I think Matt has included a refractory glass window do that he can see the flames - just like a traditional fireplace! WOW
9 years ago
I cannot wait for the findings! Best of luck with the fan-assist experiments.
9 years ago
Having thought about this thread over the weekend - I admire the laboratory approach that you guys are taking, if mechanically assisted flue systems are not explored, then a definitive conclusion based on experimentation will be lacking in the development of the RMH. However, I cannot help wondering why just designing a flue that is efficient in the first place is not a prerequisite for any heating system that burns 'stuff'. The principle objective of a flue is twofold; firstly to take away the poisonous fumes (CO, CO2 etc.) and secondly to provide a draw of fresh air containing that useful ingredient for combustion O2.

Is the problem that the RMH is too effective at drawing heat our of the exhaust gases that by the time the exhaust flue in the designed system starts the 'exit' path that they are too cold to create a thermal draw to the outside?

Clearly this state would exist upon start-up and if not designed into the system would mean that the RMH would never be easy to light. The traditional solution to this problem would be to have a bypass baffle in the flue circuit that would enable the initial flue gasses to bypass any heat sink route and exit directly to the 'chimney' part of the system. Once started the baffle would be set in the usual position (perhaps gradually) to enable the whole flue to be used. I have seen examples in country houses in England where in the 18th century, to maintain the architectural integrity, a house would be built without chimneys in the main building, but a separate chimney being built higher up on a nearby hill (Chatsworth House is one of these examples), of course, the initial draw of the cold system meant that no fires could be started in the house without pre-heating the flue, so the solution was to have miniature fires in 2 or 3 places in the flue connecting the house with the stack - once warm, the draw in the house was sufficient to maintain the overall system of fires.

So another solution could be a smaller 'fire hole' in the flue that enables the initial draw.....

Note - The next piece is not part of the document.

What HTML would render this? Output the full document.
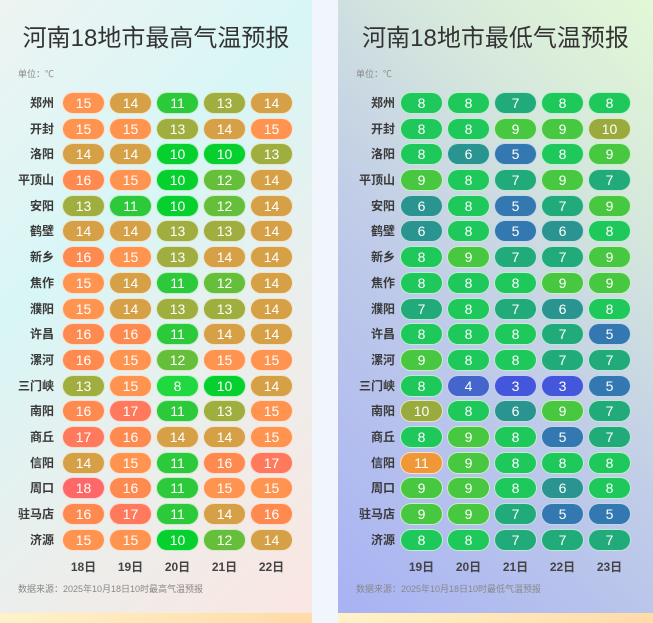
<!DOCTYPE html>
<html><head><meta charset="utf-8"><style>
*{margin:0;padding:0;box-sizing:border-box}
body{width:653px;height:623px;background:#f0f6fb;position:relative;overflow:hidden;font-family:"Liberation Sans","Noto Sans CJK SC",sans-serif}
.p{position:absolute;top:0;height:613px}
.L{left:0;width:312px;background:linear-gradient(135deg,#eef4f2 0%,#d8f6f6 35%,#e8f0ee 60%,#fbe6e2 100%)}
.R{left:338px;width:315px;background:linear-gradient(45deg,#a8b2f4 0%,#c0cce8 45%,#d6e8dc 75%,#e2f8d6 100%)}
.strip{position:absolute;top:613px;height:10px;background:linear-gradient(90deg,#fff2c8,#ffdba8)}
h1{position:absolute;top:18px;width:100%;text-align:center;font-size:24px;font-weight:normal;color:#333}
.u{position:absolute;left:18px;top:67px;font-size:9px;color:#888}
.src{position:absolute;left:18px;top:582px;font-size:9px;color:#888}
.row{position:absolute;left:0;height:22px;width:100%}
.row b{position:absolute;right:258px;top:0;line-height:22px;font-size:12px;color:#3a3a3a;font-weight:bold}
.row i{position:absolute;top:0;width:43px;height:22px;border-radius:11px;border:1px solid rgba(255,255,255,.7);color:#fff;font-style:normal;font-size:14px;line-height:20px;text-align:center}
.c1{left:62px}.c2{left:109px}.c3{left:156px}.c4{left:203px}.c5{left:250px}
.d{position:absolute;top:558px;width:43px;text-align:center;font-size:12px;color:#444;font-weight:bold}
.t8{background:#20d840}.t10{background:#05d02e}.t11{background:#2cc93a}.t12{background:#66bf3a}.t13{background:#9fae3e}.t14{background:#d6a046}.t15{background:#ff9450}.t16{background:#ff8a50}.t17{background:#ff7a5c}.t18{background:#ff6868}
.m3{background:#4456dc}.m4{background:#4466cc}.m5{background:#3378b0}.m6{background:#2a9590}.m7{background:#22ab7a}.m8{background:#1ec85a}.m9{background:#48c840}.m10{background:#9aab3e}.m11{background:#f09838}
</style></head><body>
<div class="p L">
<h1>河南18地市最高气温预报</h1>
<div class="u">单位：℃</div>
<div class="row" style="top:92px"><b>郑州</b><i class="c1 t15">15</i><i class="c2 t14">14</i><i class="c3 t11">11</i><i class="c4 t13">13</i><i class="c5 t14">14</i></div>
<div class="row" style="top:118px"><b>开封</b><i class="c1 t15">15</i><i class="c2 t15">15</i><i class="c3 t13">13</i><i class="c4 t14">14</i><i class="c5 t15">15</i></div>
<div class="row" style="top:143px"><b>洛阳</b><i class="c1 t14">14</i><i class="c2 t14">14</i><i class="c3 t10">10</i><i class="c4 t10">10</i><i class="c5 t13">13</i></div>
<div class="row" style="top:169px"><b>平顶山</b><i class="c1 t16">16</i><i class="c2 t15">15</i><i class="c3 t10">10</i><i class="c4 t12">12</i><i class="c5 t14">14</i></div>
<div class="row" style="top:195px"><b>安阳</b><i class="c1 t13">13</i><i class="c2 t11">11</i><i class="c3 t10">10</i><i class="c4 t12">12</i><i class="c5 t14">14</i></div>
<div class="row" style="top:220px"><b>鹤壁</b><i class="c1 t14">14</i><i class="c2 t14">14</i><i class="c3 t13">13</i><i class="c4 t13">13</i><i class="c5 t14">14</i></div>
<div class="row" style="top:246px"><b>新乡</b><i class="c1 t16">16</i><i class="c2 t15">15</i><i class="c3 t13">13</i><i class="c4 t14">14</i><i class="c5 t14">14</i></div>
<div class="row" style="top:272px"><b>焦作</b><i class="c1 t15">15</i><i class="c2 t14">14</i><i class="c3 t11">11</i><i class="c4 t12">12</i><i class="c5 t14">14</i></div>
<div class="row" style="top:298px"><b>濮阳</b><i class="c1 t15">15</i><i class="c2 t14">14</i><i class="c3 t13">13</i><i class="c4 t13">13</i><i class="c5 t14">14</i></div>
<div class="row" style="top:323px"><b>许昌</b><i class="c1 t16">16</i><i class="c2 t16">16</i><i class="c3 t11">11</i><i class="c4 t14">14</i><i class="c5 t14">14</i></div>
<div class="row" style="top:349px"><b>漯河</b><i class="c1 t16">16</i><i class="c2 t15">15</i><i class="c3 t12">12</i><i class="c4 t15">15</i><i class="c5 t15">15</i></div>
<div class="row" style="top:375px"><b>三门峡</b><i class="c1 t13">13</i><i class="c2 t15">15</i><i class="c3 t8">8</i><i class="c4 t10">10</i><i class="c5 t14">14</i></div>
<div class="row" style="top:400px"><b>南阳</b><i class="c1 t16">16</i><i class="c2 t17">17</i><i class="c3 t11">11</i><i class="c4 t13">13</i><i class="c5 t15">15</i></div>
<div class="row" style="top:426px"><b>商丘</b><i class="c1 t17">17</i><i class="c2 t16">16</i><i class="c3 t14">14</i><i class="c4 t14">14</i><i class="c5 t15">15</i></div>
<div class="row" style="top:452px"><b>信阳</b><i class="c1 t14">14</i><i class="c2 t15">15</i><i class="c3 t11">11</i><i class="c4 t16">16</i><i class="c5 t17">17</i></div>
<div class="row" style="top:477px"><b>周口</b><i class="c1 t18">18</i><i class="c2 t16">16</i><i class="c3 t11">11</i><i class="c4 t15">15</i><i class="c5 t15">15</i></div>
<div class="row" style="top:503px"><b>驻马店</b><i class="c1 t16">16</i><i class="c2 t17">17</i><i class="c3 t11">11</i><i class="c4 t14">14</i><i class="c5 t16">16</i></div>
<div class="row" style="top:529px"><b>济源</b><i class="c1 t15">15</i><i class="c2 t15">15</i><i class="c3 t10">10</i><i class="c4 t12">12</i><i class="c5 t14">14</i></div>
<div class="d c1">18日</div><div class="d c2">19日</div><div class="d c3">20日</div><div class="d c4">21日</div><div class="d c5">22日</div>
<div class="src">数据来源：2025年10月18日10时最高气温预报</div>
</div>
<div class="p R">
<h1>河南18地市最低气温预报</h1>
<div class="u">单位：℃</div>
<div class="row" style="top:92px"><b>郑州</b><i class="c1 m8">8</i><i class="c2 m8">8</i><i class="c3 m7">7</i><i class="c4 m8">8</i><i class="c5 m8">8</i></div>
<div class="row" style="top:118px"><b>开封</b><i class="c1 m8">8</i><i class="c2 m8">8</i><i class="c3 m9">9</i><i class="c4 m9">9</i><i class="c5 m10">10</i></div>
<div class="row" style="top:143px"><b>洛阳</b><i class="c1 m8">8</i><i class="c2 m6">6</i><i class="c3 m5">5</i><i class="c4 m8">8</i><i class="c5 m9">9</i></div>
<div class="row" style="top:169px"><b>平顶山</b><i class="c1 m9">9</i><i class="c2 m8">8</i><i class="c3 m7">7</i><i class="c4 m9">9</i><i class="c5 m7">7</i></div>
<div class="row" style="top:195px"><b>安阳</b><i class="c1 m6">6</i><i class="c2 m8">8</i><i class="c3 m5">5</i><i class="c4 m7">7</i><i class="c5 m9">9</i></div>
<div class="row" style="top:220px"><b>鹤壁</b><i class="c1 m6">6</i><i class="c2 m8">8</i><i class="c3 m5">5</i><i class="c4 m6">6</i><i class="c5 m8">8</i></div>
<div class="row" style="top:246px"><b>新乡</b><i class="c1 m8">8</i><i class="c2 m9">9</i><i class="c3 m7">7</i><i class="c4 m7">7</i><i class="c5 m9">9</i></div>
<div class="row" style="top:272px"><b>焦作</b><i class="c1 m8">8</i><i class="c2 m8">8</i><i class="c3 m8">8</i><i class="c4 m9">9</i><i class="c5 m9">9</i></div>
<div class="row" style="top:298px"><b>濮阳</b><i class="c1 m7">7</i><i class="c2 m8">8</i><i class="c3 m7">7</i><i class="c4 m6">6</i><i class="c5 m8">8</i></div>
<div class="row" style="top:323px"><b>许昌</b><i class="c1 m8">8</i><i class="c2 m8">8</i><i class="c3 m8">8</i><i class="c4 m7">7</i><i class="c5 m5">5</i></div>
<div class="row" style="top:349px"><b>漯河</b><i class="c1 m9">9</i><i class="c2 m8">8</i><i class="c3 m8">8</i><i class="c4 m7">7</i><i class="c5 m7">7</i></div>
<div class="row" style="top:375px"><b>三门峡</b><i class="c1 m8">8</i><i class="c2 m4">4</i><i class="c3 m3">3</i><i class="c4 m3">3</i><i class="c5 m5">5</i></div>
<div class="row" style="top:400px"><b>南阳</b><i class="c1 m10">10</i><i class="c2 m8">8</i><i class="c3 m6">6</i><i class="c4 m9">9</i><i class="c5 m7">7</i></div>
<div class="row" style="top:426px"><b>商丘</b><i class="c1 m8">8</i><i class="c2 m9">9</i><i class="c3 m8">8</i><i class="c4 m5">5</i><i class="c5 m7">7</i></div>
<div class="row" style="top:452px"><b>信阳</b><i class="c1 m11">11</i><i class="c2 m9">9</i><i class="c3 m8">8</i><i class="c4 m8">8</i><i class="c5 m8">8</i></div>
<div class="row" style="top:477px"><b>周口</b><i class="c1 m9">9</i><i class="c2 m9">9</i><i class="c3 m8">8</i><i class="c4 m6">6</i><i class="c5 m8">8</i></div>
<div class="row" style="top:503px"><b>驻马店</b><i class="c1 m9">9</i><i class="c2 m9">9</i><i class="c3 m7">7</i><i class="c4 m5">5</i><i class="c5 m5">5</i></div>
<div class="row" style="top:529px"><b>济源</b><i class="c1 m8">8</i><i class="c2 m8">8</i><i class="c3 m7">7</i><i class="c4 m7">7</i><i class="c5 m7">7</i></div>
<div class="d c1">19日</div><div class="d c2">20日</div><div class="d c3">21日</div><div class="d c4">22日</div><div class="d c5">23日</div>
<div class="src">数据来源：2025年10月18日10时最低气温预报</div>
</div>
<div class="strip" style="left:0;width:312px"></div>
<div class="strip" style="left:338px;width:315px"></div>
</body></html>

I'm just offering these alternative ideas because any system that requires additional technology to keep it running relies on expensive and energy-intensive production processes, for me the simpler ideas would take preference over the more complicated ones due to their reliance on less resources. I love the idea that the RMH could produce electricity to charge batteries etc., but is the problem we are looking for here simply that we are designing RMH flue circuits for steady-state operation which has created a problem with the initial start-up do to the lack of draw in the flue? If it is a question of aiding flue efficiency the surely a passive improvement is more durable (and cheaper) than an active 'fan-assisted' type design?

By the way, I installed an Okofen wood pellet boiler last year and have just realised that the initial circuit within the burner/water boiler section is similar to the RMH. Initial burn with controlled air feed produces the primary combustion, with an additional air injection a little way above the base 'pyramid' for secondary combustion. the hot gasses then pass down the internal surface of the boiler and then up through holes within the water jacket, then out of the flue (see The temperature of the outgoing gasses is rarely above 80°C and the ash I minimal - requiring a monthly check and dump. I know that this is far removed from the RMH design, but even with electronic controls and monitoring (and fan assisted air feeds and flue control) we still get ash and a warm chimney. If the problem is balancing steady-state energy extraction from the flue versus initial start-up effectiveness, then yes - I agree that some initial burn design feature should be used, just as the Okofen boiler has controls in the initial ignition cycle.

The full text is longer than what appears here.